[Math] DNA sequence – probability

probability

Your DNA code is composed of a series of four nucleotides: adenine, guanine, thymidine and cytosine (A, G, T and C, respectively).

a) What is the probability an individual has the following nucleotide sequence: “TATATA” at any particular position? You may assume independence.

My answer: The probability of getting "TATATA" is (1/4)(1/4)(1/4)(1/4)(1/4)(1/4).
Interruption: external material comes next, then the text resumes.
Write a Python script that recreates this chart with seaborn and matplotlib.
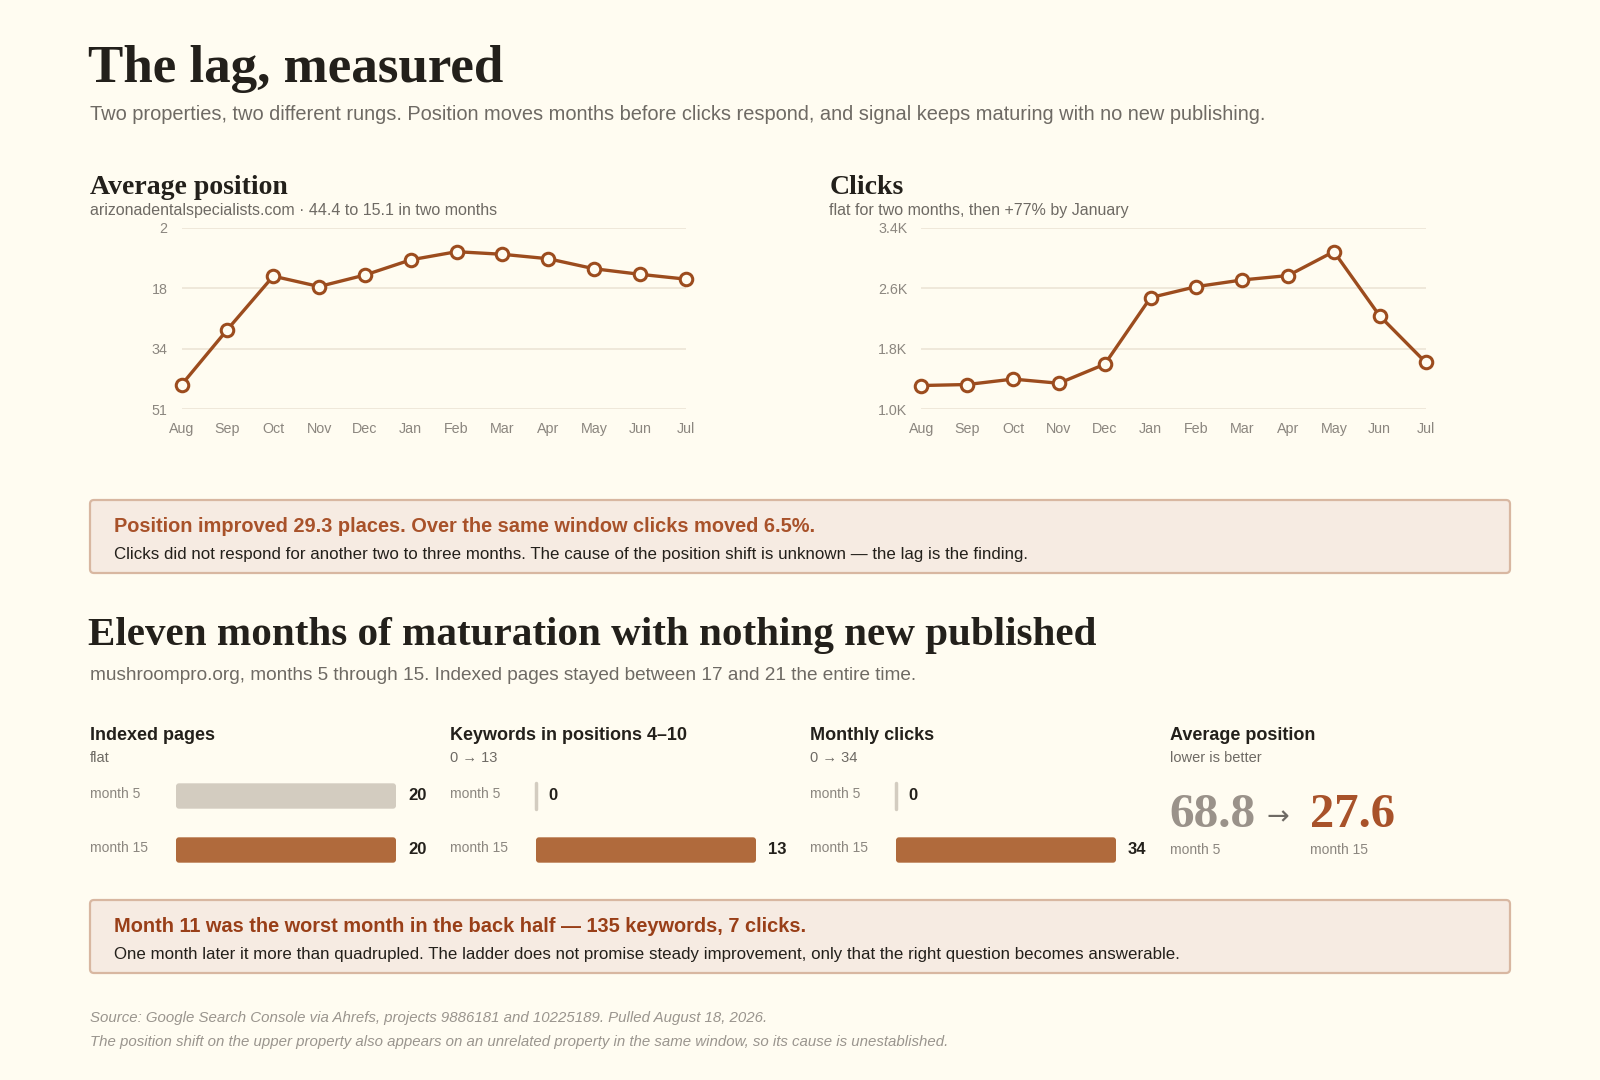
import numpy as np
import pandas as pd
import matplotlib
matplotlib.use("Agg")
import matplotlib.pyplot as plt
from matplotlib.patches import FancyBboxPatch
import seaborn as sns

# --- data ---
months = ["Aug", "Sep", "Oct", "Nov", "Dec", "Jan", "Feb", "Mar", "Apr", "May", "Jun", "Jul"]
avg_position = [44.4, 29.5, 15.1, 17.9, 14.8, 10.7, 8.5, 9.2, 10.4, 13.1, 14.6, 15.9]
clicks = [1313, 1326, 1398, 1343, 1594, 2475, 2620, 2708, 2766, 3083, 2233, 1621]

position_ticks = ["2", "18", "34", "51"]
click_ticks = [1000, 1800, 2600, 3400]
click_tick_labels = ["1.0K", "1.8K", "2.6K", "3.4K"]

bar_metrics = ["Indexed pages", "Keywords in positions 4\u201310", "Monthly clicks"]
bar_notes = ["flat", "0 \u2192 13", "0 \u2192 34"]
bar_rows = ["month 5", "month 15"]
month5_values = [20, 0, 0]
month15_values = [20, 13, 34]
position_month5 = 68.8
position_month15 = 27.6

# --- colours ---
BG = "#fffcf1"
LINE = "#9c4c1e"
COPPER = "#b06a3c"
PALE = "#d3ccc0"
GRID = "#ece5d6"
INK = "#23201b"
MUTED = "#6e6a64"
TICK = "#8b867f"
ACCENT = "#a8522a"
ACCENT2 = "#993f18"
BOX_FILL = "#f6ebe2"
BOX_EDGE = "#d8b7a1"

W, H = 1600, 1080
sns.set_theme(style="white")
plt.rcParams["font.family"] = ["Liberation Sans", "DejaVu Sans"]
SERIF = ["Liberation Serif", "DejaVu Serif"]

fig = plt.figure(figsize=(W / 100, H / 100), dpi=100, facecolor=BG)

# full-figure overlay in pixel coordinates for text and boxes
bg = fig.add_axes([0, 0, 1, 1], zorder=-1)
bg.set_xlim(0, W)
bg.set_ylim(H, 0)
bg.axis("off")
bg.set_facecolor(BG)


def rect(x0, y0, x1, y1):
    return [x0 / W, 1 - y1 / H, (x1 - x0) / W, (y1 - y0) / H]


def txt(x, y, s, size, color=INK, weight="normal", family=None, style="normal", ha="left"):
    kw = {}
    if family is not None:
        kw["family"] = family
    bg.text(x, y, s, fontsize=size, color=color, weight=weight, style=style,
            ha=ha, va="center", **kw)


# header
txt(88, 69, "The lag, measured", 38.2, INK, "bold", SERIF)
txt(90, 115, "Two properties, two different rungs. Position moves months before clicks "
    "respond, and signal keeps maturing with no new publishing.", 14.4, MUTED)

# --- top line charts ---
df = pd.DataFrame({"month": months, "idx": range(len(months)),
                   "position": avg_position, "clicks": clicks})


def line_panel(x0, x1, col, title, sub):
    txt(x0 - 92, 188, title, 20, INK, "bold", SERIF)
    txt(x0 - 92, 211, sub, 11.5, MUTED)
    ax = fig.add_axes(rect(x0, 227.6, x1, 409.2))
    ax.set_facecolor("none")
    sns.lineplot(data=df, x="idx", y=col, ax=ax, color=LINE, linewidth=2.4,
                 marker="o", markersize=9, markerfacecolor=BG,
                 markeredgecolor=LINE, markeredgewidth=2.2, clip_on=False, zorder=3)
    ax.set_xlim(0, len(months) - 1)
    ax.set_xticks(range(len(months)))
    ax.set_xticklabels(months)
    ax.set_xlabel("")
    ax.set_ylabel("")
    ax.grid(axis="y", color=GRID, linewidth=1.2)
    ax.grid(axis="x", visible=False)
    ax.tick_params(length=0, labelsize=10.3, labelcolor=TICK)
    ax.tick_params(axis="x", pad=9)
    ax.tick_params(axis="y", pad=10)
    sns.despine(ax=ax, left=True, bottom=True)
    return ax


ax1 = line_panel(181.6, 685.7, "position", "Average position",
                 "arizonadentalspecialists.com \u00b7 44.4 to 15.1 in two months")
pos_vals = [float(t) for t in position_ticks]
ax1.set_ylim(pos_vals[-1], pos_vals[0])
ax1.set_yticks(np.linspace(pos_vals[0], pos_vals[-1], len(position_ticks)))
ax1.set_yticklabels(position_ticks)

ax2 = line_panel(921.4, 1425.5, "clicks", "Clicks",
                 "flat for two months, then +77% by January")
ax2.set_ylim(click_ticks[0], click_ticks[-1])
ax2.set_yticks(click_ticks)
ax2.set_yticklabels(click_tick_labels)


# --- callout boxes ---
def callout(y0, y1, head, body, head_color):
    bg.add_patch(FancyBboxPatch((90, y0), 1420, y1 - y0,
                                boxstyle="round,pad=0,rounding_size=4",
                                facecolor=BOX_FILL, edgecolor=BOX_EDGE, linewidth=1.6))
    txt(114, y0 + 26, head, 14.4, head_color, "bold")
    txt(114, y0 + 54, body, 12.2, INK)


callout(500, 573, "Position improved 29.3 places. Over the same window clicks moved 6.5%.",
        "Clicks did not respond for another two to three months. The cause of the position "
        "shift is unknown \u2014 the lag is the finding.", ACCENT)

# --- second section ---
txt(88, 636, "Eleven months of maturation with nothing new published", 29.6, INK, "bold", SERIF)
txt(90, 676, "mushroompro.org, months 5 through 15. Indexed pages stayed between 17 and 21 "
    "the entire time.", 13.7, MUTED)

col_x = [90, 450, 810, 1170]
BAR_W_PX, BAR_H_PX = 220, 108
for i, (name, note) in enumerate(zip(bar_metrics, bar_notes)):
    cx = col_x[i]
    txt(cx, 736, name, 13, INK, "bold")
    txt(cx, 758, note, 10.5, MUTED)
    for r, lab in enumerate(bar_rows):
        txt(cx, 794 + r * 54, lab, 10, TICK)

    bdf = pd.DataFrame({"row": bar_rows, "value": [month5_values[i], month15_values[i]]})
    ax = fig.add_axes(rect(cx + 86, 769, cx + 86 + BAR_W_PX, 769 + BAR_H_PX))
    ax.set_facecolor("none")
    sns.barplot(data=bdf, x="value", y="row", hue="row", palette=[PALE, COPPER],
                orient="h", width=0.47, legend=False, ax=ax, saturation=1)
    vmax = max(bdf["value"])
    ax.set_xlim(0, vmax)
    ax.set_ylim(1.5, -0.5)

    # round the bar corners a little
    xupp = vmax / BAR_W_PX
    yupp = 2 / BAR_H_PX
    for p in list(ax.patches):
        bx, by, bw, bh = p.get_x(), p.get_y(), p.get_width(), p.get_height()
        if bw <= 0:
            continue
        fc = p.get_facecolor()
        p.remove()
        ax.add_patch(FancyBboxPatch((bx, by), bw, bh,
                                    boxstyle=f"round,pad=0,rounding_size={3 * xupp}",
                                    mutation_aspect=yupp / xupp,
                                    facecolor=fc, edgecolor="none"))

    for r, v in enumerate(bdf["value"]):
        if v == 0:
            ax.plot([0, 0], [r - 0.235, r + 0.235], color=PALE, linewidth=2.5,
                    solid_capstyle="round", clip_on=False)
        ax.annotate(str(v), xy=(v, r), xytext=(12, 0), textcoords="offset pixels",
                    ha="left", va="center", fontsize=12, weight="bold", color=INK,
                    annotation_clip=False)
    ax.axis("off")

# average position column
cx = col_x[3]
txt(cx, 736, "Average position", 13, INK, "bold")
txt(cx, 758, "lower is better", 10.5, MUTED)
txt(cx - 1, 815, f"{position_month5}", 35.5, "#9a928a", "bold", SERIF)
txt(cx + 96, 817, "\u2192", 19.5, MUTED, family=["DejaVu Sans"])
txt(cx + 140, 815, f"{position_month15}", 35, ACCENT, "bold", SERIF)
txt(cx, 850, "month 5", 10, TICK)
txt(cx + 140, 850, "month 15", 10, TICK)

callout(900, 973, "Month 11 was the worst month in the back half \u2014 135 keywords, 7 clicks.",
        "One month later it more than quadrupled. The ladder does not promise steady "
        "improvement, only that the right question becomes answerable.", ACCENT2)

# footer
txt(90, 1018, "Source: Google Search Console via Ahrefs, projects 9886181 and 10225189. "
    "Pulled August 18, 2026.", 10.8, "#9a958e", style="italic")
txt(90, 1042, "The position shift on the upper property also appears on an unrelated property "
    "in the same window, so its cause is unestablished.", 10.8, "#9a958e", style="italic")

fig.savefig("out.png", dpi=100, facecolor=BG)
b) What is the probability that an individual has k T’s in their DNA code at any particular position? (k can be any integer and you may assume independence). Here we're looking for the probability of k consecutive Ts.

My answer: The probability of k consecutive "T"s (in fact any k specific nucleotides) is (1/4)^k.

Thoughts please.

Best Answer

Depends on the length of DNA.
For example, if the length of DNA is, say 3 units, then answer to your first question will be zero.
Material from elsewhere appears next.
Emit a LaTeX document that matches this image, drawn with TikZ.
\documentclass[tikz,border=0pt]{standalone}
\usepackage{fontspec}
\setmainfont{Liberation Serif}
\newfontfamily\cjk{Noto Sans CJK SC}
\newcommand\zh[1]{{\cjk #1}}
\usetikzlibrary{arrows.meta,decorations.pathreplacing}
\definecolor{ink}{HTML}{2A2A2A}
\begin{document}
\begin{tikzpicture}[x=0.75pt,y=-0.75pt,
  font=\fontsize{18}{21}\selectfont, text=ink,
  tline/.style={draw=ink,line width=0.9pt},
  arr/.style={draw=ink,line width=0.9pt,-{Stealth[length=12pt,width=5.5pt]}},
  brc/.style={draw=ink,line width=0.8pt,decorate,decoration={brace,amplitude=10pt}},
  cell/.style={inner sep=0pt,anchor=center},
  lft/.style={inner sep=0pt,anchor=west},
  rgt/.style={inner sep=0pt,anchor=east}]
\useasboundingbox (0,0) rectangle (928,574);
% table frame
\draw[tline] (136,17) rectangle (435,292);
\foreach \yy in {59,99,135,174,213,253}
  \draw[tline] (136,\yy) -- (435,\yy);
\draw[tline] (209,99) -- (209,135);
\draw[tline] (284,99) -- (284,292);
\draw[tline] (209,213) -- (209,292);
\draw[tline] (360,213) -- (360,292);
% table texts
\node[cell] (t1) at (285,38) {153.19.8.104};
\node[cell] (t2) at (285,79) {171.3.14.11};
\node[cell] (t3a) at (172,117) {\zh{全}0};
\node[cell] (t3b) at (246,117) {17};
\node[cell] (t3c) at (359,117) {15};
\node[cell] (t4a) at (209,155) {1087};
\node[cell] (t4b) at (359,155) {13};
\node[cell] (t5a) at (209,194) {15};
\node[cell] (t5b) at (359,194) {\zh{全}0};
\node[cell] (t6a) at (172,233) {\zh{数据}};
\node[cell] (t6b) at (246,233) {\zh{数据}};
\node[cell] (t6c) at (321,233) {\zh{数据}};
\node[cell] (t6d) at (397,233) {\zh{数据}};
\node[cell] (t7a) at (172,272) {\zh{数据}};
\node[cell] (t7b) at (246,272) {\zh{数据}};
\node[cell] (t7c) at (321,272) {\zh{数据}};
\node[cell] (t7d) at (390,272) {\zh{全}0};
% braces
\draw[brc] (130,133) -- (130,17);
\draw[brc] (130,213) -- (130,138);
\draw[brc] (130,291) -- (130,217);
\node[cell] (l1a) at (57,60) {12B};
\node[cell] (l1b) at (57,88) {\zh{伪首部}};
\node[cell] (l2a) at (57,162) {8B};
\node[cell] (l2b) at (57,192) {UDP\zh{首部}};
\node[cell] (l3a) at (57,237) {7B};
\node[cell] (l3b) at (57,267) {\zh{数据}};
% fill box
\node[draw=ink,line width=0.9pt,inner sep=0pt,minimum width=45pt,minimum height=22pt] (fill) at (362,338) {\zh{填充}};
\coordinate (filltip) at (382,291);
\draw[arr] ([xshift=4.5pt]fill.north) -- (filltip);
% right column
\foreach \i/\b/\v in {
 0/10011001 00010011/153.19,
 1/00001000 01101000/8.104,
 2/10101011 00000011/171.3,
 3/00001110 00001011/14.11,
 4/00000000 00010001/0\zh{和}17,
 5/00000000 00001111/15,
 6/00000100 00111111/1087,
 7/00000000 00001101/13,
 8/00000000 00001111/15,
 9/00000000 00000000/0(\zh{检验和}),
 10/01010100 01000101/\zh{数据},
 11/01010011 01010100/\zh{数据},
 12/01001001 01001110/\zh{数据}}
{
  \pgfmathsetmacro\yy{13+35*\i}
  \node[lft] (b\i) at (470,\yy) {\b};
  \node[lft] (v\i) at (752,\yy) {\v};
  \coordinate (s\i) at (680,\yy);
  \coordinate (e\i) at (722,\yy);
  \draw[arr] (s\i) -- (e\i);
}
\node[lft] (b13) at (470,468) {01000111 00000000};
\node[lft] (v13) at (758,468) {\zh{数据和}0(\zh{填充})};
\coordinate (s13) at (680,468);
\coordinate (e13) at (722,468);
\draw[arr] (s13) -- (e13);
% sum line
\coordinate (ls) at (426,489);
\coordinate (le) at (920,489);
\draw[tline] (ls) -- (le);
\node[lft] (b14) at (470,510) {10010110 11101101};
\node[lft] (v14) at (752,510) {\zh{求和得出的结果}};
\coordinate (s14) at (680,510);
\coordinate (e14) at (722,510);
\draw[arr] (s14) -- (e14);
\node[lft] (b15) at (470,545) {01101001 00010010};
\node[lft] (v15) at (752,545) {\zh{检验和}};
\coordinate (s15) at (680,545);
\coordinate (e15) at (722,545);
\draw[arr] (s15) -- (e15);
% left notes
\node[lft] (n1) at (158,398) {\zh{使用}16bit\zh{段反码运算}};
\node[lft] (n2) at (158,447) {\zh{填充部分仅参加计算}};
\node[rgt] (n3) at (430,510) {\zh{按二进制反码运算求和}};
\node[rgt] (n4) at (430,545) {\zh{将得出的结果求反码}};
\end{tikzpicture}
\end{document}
Let the DNA be an N unit closed chain.

Part (a) $$P(sequence\ occur\ somewhere)=1-P(sequence\ does\ not\ occur\ anywhere)$$ Now, \begin{align}P(sequence\ does\ not\ occur\ at\ position\ i)&=1-P(sequence\ occur\ at\ position\ i)\\ P(sequence\ does\ not\ occur\ at\ position\ i)&=1-\frac{1}{4^6}\end{align} Multiplying the probability that sequence does not occur at any position 1, 2, 3, ... N we get, $$P(sequence\ does\ not\ occur\ anywhere)=\left(1-\frac{1}{4^6}\right)^N$$ Therefore, $$P(sequence\ occur\ somewhere)=1-\left(1-\frac{1}{4^6}\right)^N$$

For Part (b) replace $4^6$ with $4^k$ in the above.